--- start Dataset excerpt ---

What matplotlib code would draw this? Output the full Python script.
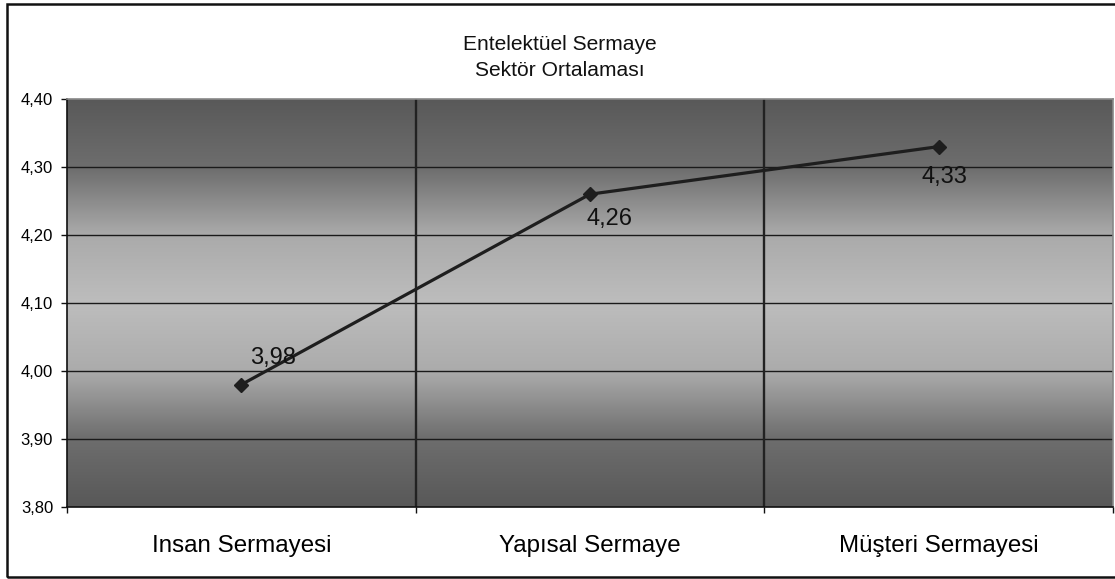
import matplotlib
matplotlib.use("Agg")
import matplotlib.pyplot as plt
import numpy as np
from matplotlib.colors import LinearSegmentedColormap
from matplotlib.patches import Rectangle

categories = ["Insan Sermayesi", "Yapısal Sermaye", "Müşteri Sermayesi"]
values = [3.98, 4.26, 4.33]
value_labels = ["3,98", "4,26", "4,33"]
yticks = [3.80, 3.90, 4.00, 4.10, 4.20, 4.30, 4.40]
ytick_labels = ["3,80", "3,90", "4,00", "4,10", "4,20", "4,30", "4,40"]
title_lines = ["Entelektüel Sermaye", "Sektör Ortalaması"]

plt.rcParams['font.family'] = ['Liberation Sans', 'DejaVu Sans']

W, H = 1115, 579
fig = plt.figure(figsize=(W / 100, H / 100), dpi=100)
fig.patch.set_facecolor("white")

# outer frame
fig.patches.append(Rectangle((7 / W, 2.5 / H), 1.2, 1 - 6 / H, transform=fig.transFigure,
                             fill=False, edgecolor="#111111", linewidth=1.8, clip_on=False))

left, right, top, bottom = 67, 1113, 99, 507
ax = fig.add_axes([left / W, 1 - bottom / H, (right - left) / W, (bottom - top) / H])

# gradient background
cmap = LinearSegmentedColormap.from_list("bg", [
    (0.0, "#595959"), (0.17, "#6e6e6e"), (0.33, "#aaaaaa"), (0.5, "#bdbdbd"),
    (0.67, "#ababab"), (0.83, "#6e6e6e"), (1.0, "#585858")])
grad = np.linspace(0, 1, 256).reshape(-1, 1)
ax.imshow(grad, cmap=cmap, aspect="auto", extent=[0, 1, 0, 1], transform=ax.transAxes,
          zorder=0, interpolation="bicubic")

x = np.arange(len(categories))
ax.set_xlim(-0.5, len(categories) - 0.5)
ax.set_ylim(yticks[0], yticks[-1])

# grid lines
for yv in yticks[1:-1]:
    ax.axhline(yv, color="#1a1a1a", linewidth=1.0, zorder=1)
for xv in np.arange(0.5, len(categories) - 0.5, 1):
    ax.axvline(xv, color="#222222", linewidth=1.7, zorder=1)

ax.plot(x, values, color="#1e1e1e", linewidth=2.3, marker="D", markersize=7.5,
        markerfacecolor="#1e1e1e", markeredgecolor="#1e1e1e", zorder=3)

offsets = [(23, 19), (14, -18), (4, -22)]
for xi, v, lab, off in zip(x, values, value_labels, offsets):
    ax.annotate(lab, (xi, v), xytext=off, textcoords="offset points",
                ha="center", va="center", fontsize=17, color="#111111", zorder=4)

ax.set_yticks(yticks)
ax.set_yticklabels(ytick_labels, fontsize=12)
ax.set_xticks(x)
ax.set_xticklabels(categories, fontsize=17.4)
ax.set_xticks(np.arange(-0.5, len(categories), 1), minor=True)
ax.tick_params(axis="y", direction="out", length=4, width=1, pad=6, color="#111111")
ax.tick_params(axis="x", which="major", length=0, pad=20)
ax.tick_params(axis="x", which="minor", direction="out", length=4, width=1, color="#111111")

for s in ["left", "bottom"]:
    ax.spines[s].set_color("#111111")
    ax.spines[s].set_linewidth(1.2)
for s in ["top", "right"]:
    ax.spines[s].set_color("#888888")
    ax.spines[s].set_linewidth(1.2)

fig.text(560 / W, 1 - 44 / H, title_lines[0], ha="center", va="center", fontsize=15.1, color="#111111")
fig.text(560 / W, 1 - 71 / H, title_lines[1], ha="center", va="center", fontsize=15.1, color="#111111")

fig.savefig("out.png", dpi=100, facecolor="white")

--- end Dataset excerpt ---

• _Given instruction_: Every line from the start of the listing above through the line with "from matplotlib.patches import Rectangle" should be repeated exactly; skip the pictures and add nothing else.

• _The reply_:
What matplotlib code would draw this? Output the full Python script.
import matplotlib
matplotlib.use("Agg")
import matplotlib.pyplot as plt
import numpy as np
from matplotlib.colors import LinearSegmentedColormap
from matplotlib.patches import Rectangle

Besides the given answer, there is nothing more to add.